- _Records with drawing code_
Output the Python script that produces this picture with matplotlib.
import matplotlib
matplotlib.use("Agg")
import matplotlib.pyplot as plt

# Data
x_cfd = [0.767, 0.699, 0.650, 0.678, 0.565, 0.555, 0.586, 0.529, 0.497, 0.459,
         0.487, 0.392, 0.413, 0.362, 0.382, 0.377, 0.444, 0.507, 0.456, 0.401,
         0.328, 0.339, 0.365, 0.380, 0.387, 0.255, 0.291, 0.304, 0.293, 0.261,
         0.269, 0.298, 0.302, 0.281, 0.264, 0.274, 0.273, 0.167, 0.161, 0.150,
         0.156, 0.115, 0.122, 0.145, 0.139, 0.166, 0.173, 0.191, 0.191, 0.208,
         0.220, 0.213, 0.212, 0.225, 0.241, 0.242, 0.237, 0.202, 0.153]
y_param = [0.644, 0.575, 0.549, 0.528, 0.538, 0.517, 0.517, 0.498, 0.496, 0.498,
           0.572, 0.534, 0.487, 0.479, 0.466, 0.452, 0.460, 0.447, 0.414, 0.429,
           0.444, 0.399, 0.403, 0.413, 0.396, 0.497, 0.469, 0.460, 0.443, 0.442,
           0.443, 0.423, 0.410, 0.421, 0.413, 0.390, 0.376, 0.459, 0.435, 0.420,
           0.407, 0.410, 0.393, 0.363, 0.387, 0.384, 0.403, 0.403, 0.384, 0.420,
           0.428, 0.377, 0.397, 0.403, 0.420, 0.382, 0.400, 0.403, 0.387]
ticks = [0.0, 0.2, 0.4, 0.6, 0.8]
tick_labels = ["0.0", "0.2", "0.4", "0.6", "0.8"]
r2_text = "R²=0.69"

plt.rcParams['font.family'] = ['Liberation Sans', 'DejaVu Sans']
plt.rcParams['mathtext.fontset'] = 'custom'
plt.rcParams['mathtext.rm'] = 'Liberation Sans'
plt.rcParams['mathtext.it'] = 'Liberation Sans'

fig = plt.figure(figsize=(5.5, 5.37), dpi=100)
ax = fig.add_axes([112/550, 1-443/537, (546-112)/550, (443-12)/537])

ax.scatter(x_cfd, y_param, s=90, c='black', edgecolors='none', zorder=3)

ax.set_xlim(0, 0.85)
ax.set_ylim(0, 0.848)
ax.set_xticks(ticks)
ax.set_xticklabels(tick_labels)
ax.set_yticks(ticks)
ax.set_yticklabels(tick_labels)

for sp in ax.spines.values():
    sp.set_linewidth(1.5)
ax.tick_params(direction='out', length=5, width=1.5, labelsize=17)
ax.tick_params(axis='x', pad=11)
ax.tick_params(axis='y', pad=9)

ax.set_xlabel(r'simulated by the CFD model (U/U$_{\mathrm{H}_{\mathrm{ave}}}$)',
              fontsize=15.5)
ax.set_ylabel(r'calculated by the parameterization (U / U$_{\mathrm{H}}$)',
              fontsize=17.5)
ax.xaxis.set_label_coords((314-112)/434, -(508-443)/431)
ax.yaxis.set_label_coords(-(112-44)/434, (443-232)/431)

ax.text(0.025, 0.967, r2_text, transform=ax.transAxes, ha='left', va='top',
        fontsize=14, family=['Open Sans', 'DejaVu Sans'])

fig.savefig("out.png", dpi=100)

==

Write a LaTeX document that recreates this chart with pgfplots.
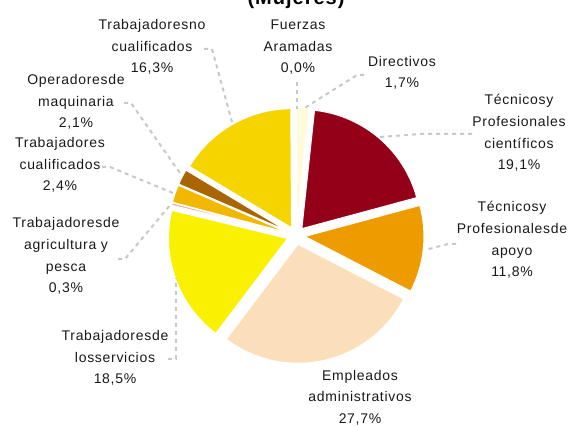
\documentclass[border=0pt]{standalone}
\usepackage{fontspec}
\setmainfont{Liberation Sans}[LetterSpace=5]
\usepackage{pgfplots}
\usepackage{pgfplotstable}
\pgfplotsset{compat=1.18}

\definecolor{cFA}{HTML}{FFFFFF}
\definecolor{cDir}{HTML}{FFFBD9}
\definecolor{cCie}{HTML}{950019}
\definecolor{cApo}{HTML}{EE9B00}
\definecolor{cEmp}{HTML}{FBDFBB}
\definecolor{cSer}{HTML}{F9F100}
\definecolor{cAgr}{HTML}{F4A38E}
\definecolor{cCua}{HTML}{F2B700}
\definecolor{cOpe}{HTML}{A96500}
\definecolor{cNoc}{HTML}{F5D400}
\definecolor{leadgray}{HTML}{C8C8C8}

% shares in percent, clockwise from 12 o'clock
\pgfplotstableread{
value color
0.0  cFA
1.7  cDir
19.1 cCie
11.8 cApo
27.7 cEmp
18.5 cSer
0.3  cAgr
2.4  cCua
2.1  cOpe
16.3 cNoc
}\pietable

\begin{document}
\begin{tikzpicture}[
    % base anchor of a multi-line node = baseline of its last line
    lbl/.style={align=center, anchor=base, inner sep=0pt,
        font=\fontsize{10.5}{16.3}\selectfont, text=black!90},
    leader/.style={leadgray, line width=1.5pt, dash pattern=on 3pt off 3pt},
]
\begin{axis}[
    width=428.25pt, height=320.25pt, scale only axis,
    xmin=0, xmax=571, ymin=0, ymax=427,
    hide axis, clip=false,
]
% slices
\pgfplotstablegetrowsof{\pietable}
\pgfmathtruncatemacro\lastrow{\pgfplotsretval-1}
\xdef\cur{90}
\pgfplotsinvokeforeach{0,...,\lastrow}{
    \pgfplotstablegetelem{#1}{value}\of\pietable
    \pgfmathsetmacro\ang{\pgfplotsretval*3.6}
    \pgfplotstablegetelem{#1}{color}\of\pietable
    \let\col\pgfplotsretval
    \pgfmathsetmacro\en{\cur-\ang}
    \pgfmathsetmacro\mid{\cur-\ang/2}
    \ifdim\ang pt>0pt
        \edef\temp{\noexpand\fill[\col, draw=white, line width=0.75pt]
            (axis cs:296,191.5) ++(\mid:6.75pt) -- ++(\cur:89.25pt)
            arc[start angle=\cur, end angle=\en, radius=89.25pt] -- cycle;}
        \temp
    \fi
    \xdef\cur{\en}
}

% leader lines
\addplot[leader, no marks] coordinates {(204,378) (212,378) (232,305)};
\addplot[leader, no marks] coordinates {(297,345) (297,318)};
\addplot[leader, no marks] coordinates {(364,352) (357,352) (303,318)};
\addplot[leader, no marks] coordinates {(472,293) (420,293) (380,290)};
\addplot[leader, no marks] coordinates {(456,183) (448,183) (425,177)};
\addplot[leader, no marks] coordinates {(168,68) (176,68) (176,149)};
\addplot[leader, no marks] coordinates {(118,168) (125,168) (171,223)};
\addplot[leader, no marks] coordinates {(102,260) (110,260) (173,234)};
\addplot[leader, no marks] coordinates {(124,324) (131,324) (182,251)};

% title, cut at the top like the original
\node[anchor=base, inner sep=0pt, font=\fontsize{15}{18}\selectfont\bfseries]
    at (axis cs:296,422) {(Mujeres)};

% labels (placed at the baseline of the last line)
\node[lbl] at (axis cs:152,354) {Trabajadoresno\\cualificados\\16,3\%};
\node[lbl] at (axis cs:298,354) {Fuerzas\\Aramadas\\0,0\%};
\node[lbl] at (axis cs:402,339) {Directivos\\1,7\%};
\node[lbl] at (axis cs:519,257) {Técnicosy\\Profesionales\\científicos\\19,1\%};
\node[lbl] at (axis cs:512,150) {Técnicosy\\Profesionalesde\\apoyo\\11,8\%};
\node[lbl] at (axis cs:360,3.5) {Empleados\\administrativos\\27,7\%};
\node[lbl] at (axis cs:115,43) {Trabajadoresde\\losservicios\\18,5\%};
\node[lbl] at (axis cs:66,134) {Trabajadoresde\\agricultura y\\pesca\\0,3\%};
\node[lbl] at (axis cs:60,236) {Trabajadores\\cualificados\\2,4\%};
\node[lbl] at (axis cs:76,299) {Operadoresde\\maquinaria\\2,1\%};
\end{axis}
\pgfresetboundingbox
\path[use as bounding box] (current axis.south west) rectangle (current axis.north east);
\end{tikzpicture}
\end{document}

...

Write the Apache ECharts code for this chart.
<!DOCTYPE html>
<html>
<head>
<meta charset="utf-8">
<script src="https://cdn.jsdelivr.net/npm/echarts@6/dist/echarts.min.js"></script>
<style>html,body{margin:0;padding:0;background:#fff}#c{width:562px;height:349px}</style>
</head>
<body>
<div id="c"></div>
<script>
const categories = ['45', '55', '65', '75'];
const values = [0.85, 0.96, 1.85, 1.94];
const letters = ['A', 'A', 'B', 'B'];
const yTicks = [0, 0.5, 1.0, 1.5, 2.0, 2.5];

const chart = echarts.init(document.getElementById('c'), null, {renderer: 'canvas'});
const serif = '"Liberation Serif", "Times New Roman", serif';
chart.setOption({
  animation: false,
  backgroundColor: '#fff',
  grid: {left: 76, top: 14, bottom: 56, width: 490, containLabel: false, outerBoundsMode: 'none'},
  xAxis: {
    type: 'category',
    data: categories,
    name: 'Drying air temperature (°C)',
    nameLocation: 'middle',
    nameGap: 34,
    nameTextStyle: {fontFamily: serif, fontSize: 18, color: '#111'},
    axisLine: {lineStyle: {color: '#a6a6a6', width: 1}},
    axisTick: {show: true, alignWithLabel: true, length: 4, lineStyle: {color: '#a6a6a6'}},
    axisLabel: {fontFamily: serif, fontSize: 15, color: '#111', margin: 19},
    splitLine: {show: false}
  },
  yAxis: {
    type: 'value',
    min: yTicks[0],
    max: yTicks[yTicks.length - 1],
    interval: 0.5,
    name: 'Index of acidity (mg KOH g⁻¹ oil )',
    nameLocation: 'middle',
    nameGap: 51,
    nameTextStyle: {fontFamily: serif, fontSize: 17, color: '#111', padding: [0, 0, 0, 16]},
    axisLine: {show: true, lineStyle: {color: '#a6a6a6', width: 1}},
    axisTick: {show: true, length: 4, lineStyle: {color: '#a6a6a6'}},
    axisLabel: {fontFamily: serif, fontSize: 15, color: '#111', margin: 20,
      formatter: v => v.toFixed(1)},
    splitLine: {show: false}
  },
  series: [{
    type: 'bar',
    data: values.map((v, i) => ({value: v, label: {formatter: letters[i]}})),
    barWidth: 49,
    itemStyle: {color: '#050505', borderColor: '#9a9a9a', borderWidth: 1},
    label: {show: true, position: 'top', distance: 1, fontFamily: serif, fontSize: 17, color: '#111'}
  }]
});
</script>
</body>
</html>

- _WHAT YOU SHOULD DO_
Only the lines from the one with "Write the Apache ECharts code for this chart." up to the one with "const yTicks = [0, 0.5, 1.0, 1.5, 2.0, 2.5];" should be repeated, both included, exactly as they appear.

- _FULL RESPONSE_
Write the Apache ECharts code for this chart.
<!DOCTYPE html>
<html>
<head>
<meta charset="utf-8">
<script src="https://cdn.jsdelivr.net/npm/echarts@6/dist/echarts.min.js"></script>
<style>html,body{margin:0;padding:0;background:#fff}#c{width:562px;height:349px}</style>
</head>
<body>
<div id="c"></div>
<script>
const categories = ['45', '55', '65', '75'];
const values = [0.85, 0.96, 1.85, 1.94];
const letters = ['A', 'A', 'B', 'B'];
const yTicks = [0, 0.5, 1.0, 1.5, 2.0, 2.5];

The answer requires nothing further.